◆ Source material:
◆ ◆ ◆ ◆

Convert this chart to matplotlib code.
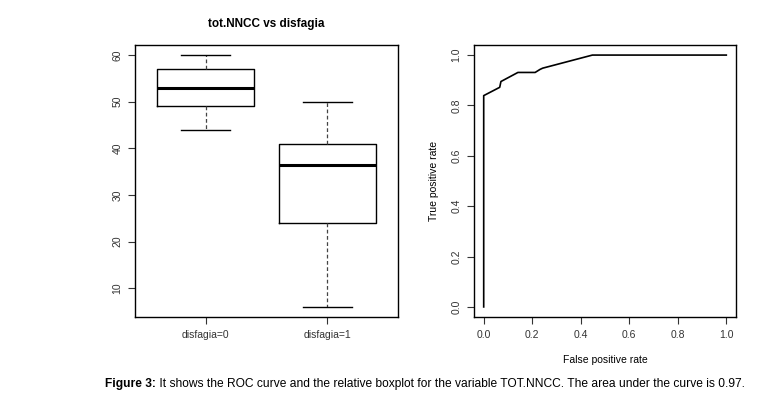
import matplotlib
matplotlib.use("Agg")
import matplotlib.pyplot as plt

plt.rcParams['font.family'] = ['Liberation Sans', 'DejaVu Sans']

# Boxplot data (tot.NNCC by disfagia)
groups = ["disfagia=0", "disfagia=1"]
whisker_low = [44, 6]
q1 = [49, 24]
median = [53, 36.5]
q3 = [57, 41]
whisker_high = [60, 50]
box_yticks = [10, 20, 30, 40, 50, 60]

# ROC curve
fpr = [0.0, 0.0, 0.066, 0.071, 0.141, 0.212, 0.232, 0.243, 0.448, 1.0]
tpr = [0.0, 0.839, 0.872, 0.895, 0.931, 0.931, 0.943, 0.948, 1.0, 1.0]
roc_ticks = [0.0, 0.2, 0.4, 0.6, 0.8, 1.0]

W, H = 783, 397
fig = plt.figure(figsize=(W / 100, H / 100), dpi=100)

def frac(x0, x1, ytop, ybot):
    return [x0 / W, 1 - ybot / H, (x1 - x0) / W, (ybot - ytop) / H]

ax1 = fig.add_axes(frac(135, 398, 45, 317))
ax2 = fig.add_axes(frac(474, 736, 45, 317))

stats = []
for i, g in enumerate(groups):
    stats.append(dict(label=g, whislo=whisker_low[i], q1=q1[i], med=median[i],
                      q3=q3[i], whishi=whisker_high[i], fliers=[]))
ax1.bxp(stats, positions=[1, 2], widths=0.8, showfliers=False,
        boxprops=dict(color='black', lw=1.0),
        medianprops=dict(color='black', lw=2.2),
        whiskerprops=dict(color='#444444', lw=0.9, linestyle=(0, (3, 2))),
        capprops=dict(color='black', lw=1.0), capwidths=0.4)
ax1.set_xlim(0.42, 2.58)
ax1.set_ylim(min(whisker_low) - 0.04 * 54, max(whisker_high) + 0.04 * 54)
ax1.set_yticks(box_yticks)
ax1.set_yticklabels([str(v) for v in box_yticks], rotation=90, va='center')
ax1.set_xticks([1, 2])
ax1.set_xticklabels(groups)
ax1.set_title("tot.NNCC vs disfagia", fontsize=8.5, fontweight='bold', pad=13)

ax2.plot(fpr, tpr, color='black', lw=1.2)
ax2.set_xlim(-0.04, 1.04)
ax2.set_ylim(-0.04, 1.04)
ax2.set_xticks(roc_ticks)
ax2.set_xticklabels([f"{v:.1f}" for v in roc_ticks])
ax2.set_yticks(roc_ticks)
ax2.set_yticklabels([f"{v:.1f}" for v in roc_ticks], rotation=90, va='center')
ax2.set_xlabel("False positive rate", fontsize=7.5, labelpad=11)
ax2.set_ylabel("True positive rate", fontsize=7.5, labelpad=9)

for ax in (ax1, ax2):
    for s in ax.spines.values():
        s.set_linewidth(1.0)
        s.set_color('black')
    ax.tick_params(direction='out', length=5, width=0.8, labelsize=7.5, pad=4,
                   colors='#333333')

# Caption
cap = fig.add_axes([0, 0, 1, 1], facecolor='none')
cap.set_axis_off()
cap.set_xlim(0, W)
cap.set_ylim(H, 0)
t1 = cap.text(105, 384, "Figure 3:", fontsize=8.65, fontweight='bold', va='center', ha='left')
cap.annotate(" It shows the ROC curve and the relative boxplot for the variable TOT.NNCC. "
             "The area under the curve is 0.97.",
             xy=(1, 0.5), xycoords=t1, va='center', ha='left', fontsize=8.65)

fig.savefig("out.png", dpi=100)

◆ ◆ ◆ ◆

◆ What is needed: Please extract exactly the lines of the data, from the first through the line containing "roc_ticks = [0.0, 0.2, 0.4, 0.6, 0.8, 1.0]", and add no pictures to the copy.

◆ Worked answer:
Convert this chart to matplotlib code.
import matplotlib
matplotlib.use("Agg")
import matplotlib.pyplot as plt

plt.rcParams['font.family'] = ['Liberation Sans', 'DejaVu Sans']

# Boxplot data (tot.NNCC by disfagia)
groups = ["disfagia=0", "disfagia=1"]
whisker_low = [44, 6]
q1 = [49, 24]
median = [53, 36.5]
q3 = [57, 41]
whisker_high = [60, 50]
box_yticks = [10, 20, 30, 40, 50, 60]

# ROC curve
fpr = [0.0, 0.0, 0.066, 0.071, 0.141, 0.212, 0.232, 0.243, 0.448, 1.0]
tpr = [0.0, 0.839, 0.872, 0.895, 0.931, 0.931, 0.943, 0.948, 1.0, 1.0]
roc_ticks = [0.0, 0.2, 0.4, 0.6, 0.8, 1.0]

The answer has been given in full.